Eveready Flash Light Company v. Labour Court Bareilly, 1958
This case involved a worker who was terminated after being put on probation despite having been tried and tested for his role. The Labour Court found this to be an unfair labour practice, as the probationary period was used as a tactic to delay granting the worker permanent status.
Hind Construction and Engineering Co. Ltd. v. Their Workmen, 1965
The Supreme Court in this case ruled that the dismissal of workers for a single day of absence was unjustifiably severe and amounted to victimisation, establishing the principle that disproportionate punishment can constitute an unfair labour practice.
Gangadhar Pillai v. Siemens Ltd., 2007
In this case, the appellant challenged his termination as an unfair labour practice. The Supreme Court held that intermittent engagement as a casual worker did not automatically grant permanent status and the burden of proving unfair labour practices was on the workman.
Conclusion: Unfair Labour Practices
Unfair labour practices pose a significant challenge to maintaining fair and equitable labour relations.

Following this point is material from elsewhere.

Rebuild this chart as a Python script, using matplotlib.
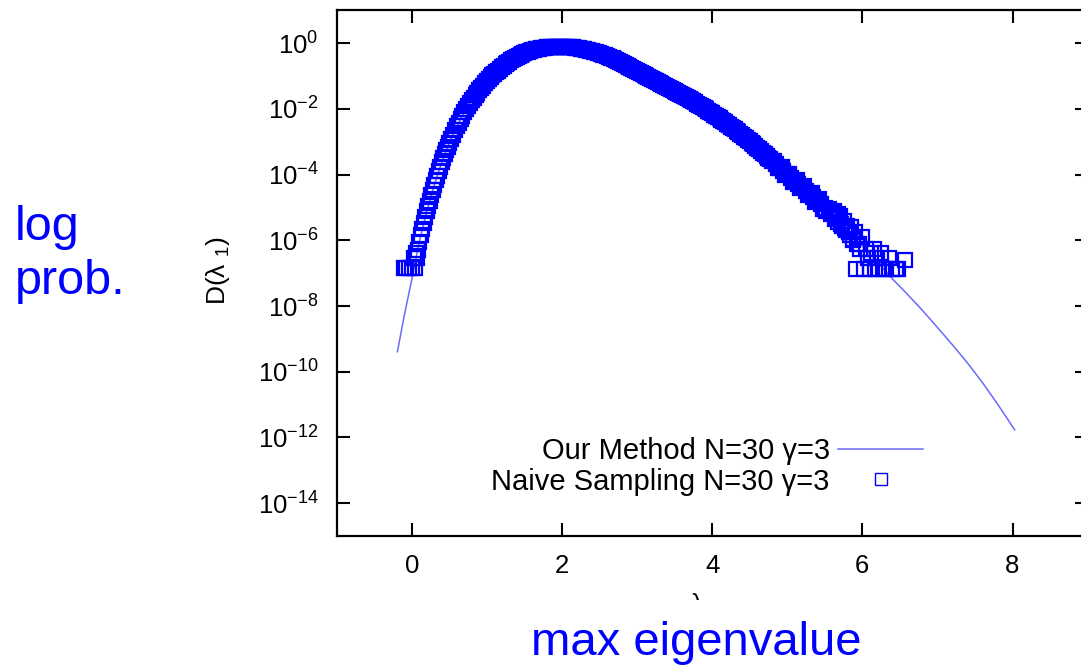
import numpy as np
import matplotlib
matplotlib.use('Agg')
import matplotlib.pyplot as plt
from matplotlib.transforms import Bbox

# "Our Method" curve: x and log10 of D(lambda_1)
method_x = [-0.19, -0.10, 0.00, 0.10, 0.20, 0.30, 0.40, 0.50, 0.60, 0.70, 0.80, 0.90,
            1.00, 1.10, 1.20, 1.30, 1.40, 1.50, 1.60, 1.70, 1.80, 1.90, 2.00, 2.20,
            2.40, 2.60, 2.80, 3.00, 3.20, 3.40, 3.60, 3.80, 4.00, 4.20, 4.40, 4.60,
            4.80, 5.00, 5.20, 5.40, 5.60, 5.80, 6.00, 6.20, 6.40, 6.60, 6.80, 7.00,
            7.20, 7.40, 7.60, 7.80, 8.03]
method_logd = [-9.39, -8.30, -7.20, -6.05, -5.12, -4.32, -3.63, -3.04, -2.53, -2.10, -1.74, -1.43,
               -1.16, -0.93, -0.73, -0.56, -0.42, -0.31, -0.22, -0.16, -0.12, -0.10, -0.10, -0.14,
               -0.24, -0.39, -0.60, -0.85, -1.10, -1.34, -1.58, -1.84, -2.13, -2.45, -2.80, -3.18,
               -3.58, -3.99, -4.39, -4.78, -5.22, -5.69, -6.17, -6.66, -7.17, -7.64, -8.13, -8.65,
               -9.18, -9.73, -10.33, -10.98, -11.77]

# "Naive Sampling" histogram points: x and log10 of D(lambda_1)
naive_x = [
    -0.10, -0.07, -0.03, 0.01, 0.05, 0.03, 0.07, 0.06, 0.08,
    0.10, 0.12, 0.14, 0.16, 0.18, 0.20, 0.22, 0.24, 0.26, 0.28, 0.30,
    0.32, 0.34, 0.36, 0.38, 0.40, 0.42, 0.44, 0.46, 0.48,
    0.500, 0.525, 0.550, 0.575, 0.600, 0.625, 0.650, 0.675, 0.700, 0.725,
    0.750, 0.775, 0.800, 0.825, 0.850, 0.875, 0.900, 0.925, 0.950, 0.975,
    1.000, 1.025, 1.050, 1.075, 1.100, 1.125, 1.150, 1.175, 1.200, 1.225,
    1.250, 1.275, 1.300, 1.325, 1.350, 1.375, 1.400, 1.425, 1.450, 1.475,
    1.500, 1.525, 1.550, 1.575, 1.600, 1.625, 1.650, 1.675, 1.700, 1.725,
    1.750, 1.775, 1.800, 1.825, 1.850, 1.875, 1.900, 1.925, 1.950, 1.975,
    2.000, 2.025, 2.050, 2.075, 2.100, 2.125, 2.150, 2.175, 2.200, 2.225,
    2.250, 2.275, 2.300, 2.325, 2.350, 2.375, 2.400, 2.425, 2.450, 2.475,
    2.500, 2.525, 2.550, 2.575, 2.600, 2.625, 2.650, 2.675, 2.700, 2.725,
    2.750, 2.775, 2.800, 2.825, 2.850, 2.875, 2.900, 2.925, 2.950, 2.975,
    3.000, 3.025, 3.050, 3.075, 3.100, 3.125, 3.150, 3.175, 3.200, 3.225,
    3.250, 3.275, 3.300, 3.325, 3.350, 3.375, 3.400, 3.425, 3.450, 3.475,
    3.500, 3.525, 3.550, 3.575, 3.600, 3.625, 3.650, 3.675, 3.700, 3.725,
    3.750, 3.775, 3.800, 3.825, 3.850, 3.875, 3.900, 3.925, 3.950, 3.975,
    4.000, 4.025, 4.050, 4.075, 4.100, 4.125, 4.150, 4.175, 4.200, 4.225,
    4.250, 4.275, 4.300, 4.325, 4.350, 4.375, 4.400, 4.425, 4.450, 4.475,
    4.500, 4.525, 4.550, 4.575, 4.600, 4.625, 4.650, 4.675, 4.700, 4.725,
    4.750, 4.775, 4.800, 4.825, 4.850, 4.875, 4.900, 4.925, 4.950, 4.975,
    5.000, 5.025, 5.050, 5.075, 5.100, 5.125, 5.150, 5.175, 5.200, 5.225,
    5.250, 5.275, 5.300, 5.325, 5.350, 5.375, 5.400, 5.425, 5.450, 5.475,
    5.50, 5.52, 5.55, 5.58, 5.60, 5.62, 5.63, 5.65, 5.67, 5.68,
    5.70, 5.72, 5.73, 5.75, 5.77, 5.78, 5.80, 5.82, 5.83, 5.85,
    5.87, 5.88, 5.90, 5.92, 5.93, 5.95, 5.97, 6.00, 6.02, 6.05,
    6.07, 6.10, 6.12, 6.15, 6.17, 6.20, 6.22, 6.25, 6.28, 6.32,
    6.35, 6.40, 6.45, 6.48, 6.57]
naive_logd = [
    -6.85, -6.85, -6.85, -6.85, -6.85, -6.55, -6.55, -6.40, -6.30,
    -6.05, -5.84, -5.64, -5.46, -5.28, -5.12, -4.95, -4.79, -4.63, -4.47, -4.32,
    -4.17, -4.03, -3.89, -3.76, -3.63, -3.50, -3.38, -3.26, -3.15,
    -3.04, -2.91, -2.78, -2.65, -2.53, -2.42, -2.31, -2.20, -2.10, -2.00,
    -1.91, -1.82, -1.74, -1.66, -1.58, -1.50, -1.43, -1.36, -1.29, -1.22,
    -1.16, -1.10, -1.04, -0.98, -0.93, -0.88, -0.83, -0.78, -0.73, -0.68,
    -0.64, -0.60, -0.56, -0.52, -0.49, -0.45, -0.42, -0.39, -0.36, -0.33,
    -0.31, -0.28, -0.26, -0.24, -0.22, -0.20, -0.19, -0.17, -0.16, -0.15,
    -0.14, -0.13, -0.12, -0.11, -0.11, -0.10, -0.10, -0.10, -0.10, -0.10,
    -0.10, -0.10, -0.10, -0.11, -0.11, -0.12, -0.12, -0.13, -0.14, -0.15,
    -0.16, -0.17, -0.19, -0.20, -0.21, -0.23, -0.24, -0.26, -0.28, -0.29,
    -0.31, -0.33, -0.35, -0.37, -0.39, -0.41, -0.44, -0.46, -0.49, -0.51,
    -0.54, -0.57, -0.60, -0.63, -0.66, -0.69, -0.72, -0.75, -0.78, -0.81,
    -0.85, -0.88, -0.91, -0.94, -0.97, -1.00, -1.04, -1.07, -1.10, -1.13,
    -1.16, -1.19, -1.22, -1.25, -1.28, -1.31, -1.34, -1.37, -1.40, -1.43,
    -1.46, -1.49, -1.52, -1.55, -1.58, -1.61, -1.64, -1.67, -1.71, -1.74,
    -1.77, -1.80, -1.84, -1.87, -1.91, -1.94, -1.98, -2.01, -2.05, -2.09,
    -2.13, -2.17, -2.21, -2.25, -2.29, -2.33, -2.37, -2.41, -2.45, -2.49,
    -2.54, -2.58, -2.62, -2.66, -2.71, -2.75, -2.80, -2.84, -2.89, -2.94,
    -2.99, -3.03, -3.08, -3.13, -3.18, -3.23, -3.28, -3.33, -3.38, -3.43,
    -3.48, -3.53, -3.58, -3.58, -3.68, -3.80, -3.79, -3.78, -3.89, -4.02,
    -3.99, -3.98, -4.09, -4.22, -4.19, -4.16, -4.29, -4.42, -4.39, -4.36,
    -4.49, -4.62, -4.58, -4.55, -4.68, -4.82, -4.78, -4.74, -4.90, -5.06,
    -5.00, -5.12, -5.05, -5.20, -5.15, -5.10, -5.35, -5.30, -5.20, -5.45,
    -5.25, -5.50, -5.55, -5.40, -5.62, -5.70, -5.55, -5.75, -5.85, -5.60,
    -5.95, -6.00, -5.75, -6.87, -6.10, -6.10, -6.25, -5.90, -6.87, -6.25,
    -6.55, -6.87, -6.40, -6.25, -6.87, -6.55, -6.87, -6.40, -6.87, -6.87,
    -6.55, -6.87, -6.87, -6.87, -6.59]

xtick_vals = [0, 2, 4, 6, 8]
ytick_exps = [0, -2, -4, -6, -8, -10, -12, -14]

method_label = 'Our Method N=30 \u03b3=3'
naive_label = 'Naive Sampling N=30 \u03b3=3'

plt.rcParams['font.family'] = ['Liberation Sans', 'DejaVu Sans']
plt.rcParams['mathtext.fontset'] = 'custom'
plt.rcParams['mathtext.rm'] = 'Liberation Sans'
plt.rcParams['mathtext.it'] = 'Liberation Sans:italic'
plt.rcParams['mathtext.bf'] = 'Liberation Sans:bold'

W, H = 1081, 668
fig = plt.figure(figsize=(W / 100, H / 100), dpi=100)
ax = fig.add_axes([336.6 / W, 1 - 536.0 / H, 751.0 / W, 525.6 / H])

ax.semilogy(method_x, 10.0 ** np.array(method_logd), color='#6a6aff', lw=1.1,
            label=method_label, zorder=2)
ax.semilogy(naive_x, 10.0 ** np.array(naive_logd), ls='none', marker='s',
            markersize=10.5, markerfacecolor='none', markeredgecolor='#0000ff',
            markeredgewidth=1.6, label=naive_label, zorder=3)

ax.set_xlim(-1, 9)
ax.set_ylim(1e-15, 1e1)
ax.set_xticks(xtick_vals)
ax.set_xticklabels([str(v) for v in xtick_vals])
ax.set_yticks([10.0 ** e for e in ytick_exps])
ax.set_yticklabels([r'$\mathregular{10^{%d}}$' % e for e in ytick_exps])
ax.yaxis.set_minor_locator(matplotlib.ticker.NullLocator())

for s in ax.spines.values():
    s.set_linewidth(1.6)
ax.tick_params(axis='both', which='major', direction='in', length=9.5, width=1.5,
               top=True, right=True, labelsize=18.5, colors='black')
ax.tick_params(axis='y', pad=13)
ax.tick_params(axis='x', pad=13)

leg = ax.legend(loc='center right', bbox_to_anchor=(923 / W, 1 - 466.5 / H),
                bbox_transform=fig.transFigure, frameon=False, markerfirst=False,
                fontsize=21, handlelength=2.9, handletextpad=0.3, labelspacing=0.08,
                borderpad=0, borderaxespad=0)
for h in leg.legend_handles:
    if h.get_marker() == 's':
        h.set_markersize(8)
        h.set_markeredgewidth(1.0)

fig.text(218 / W, 1 - 271 / H, 'D(\u03bb $_{1}$)', rotation=90, ha='center', va='center',
         fontsize=19)

# partially hidden x label
lam = fig.text(697 / W, 1 - 593 / H, '\u03bb', ha='center', va='top', fontsize=18)
lam.set_clip_box(Bbox([[0, H - 600], [W, H]]))
lam.set_clip_on(True)

fig.text(15 / W, 1 - 205 / H, 'log\nprob.', ha='left', va='top', fontsize=35,
         color='#0000ff', linespacing=1.25)
fig.text(696 / W, 1 - 655 / H, 'max eigenvalue', ha='center', va='baseline', fontsize=34,
         color='#0000ff')

fig.savefig('out.png', dpi=100)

The Industrial Disputes Act, 1947 and its Fifth Schedule provide a comprehensive legal framework for identifying and addressing these practices. By prohibiting actions that undermine workers’ rights or disrupt industrial harmony, the Act seeks to promote a balanced relationship between employers and employees.
Mechanisms such as collective bargaining, conciliation, arbitration and adjudication play a crucial role in resolving disputes and preventing the escalation of conflicts. Additionally, state legislations such as the Bombay Industrial Relations Act, 1946 and the Maharashtra Recognition of Trade Unions and Prevention of Unfair Labour Practices Act, 1971, complement the national legal framework by addressing region-specific labour issues.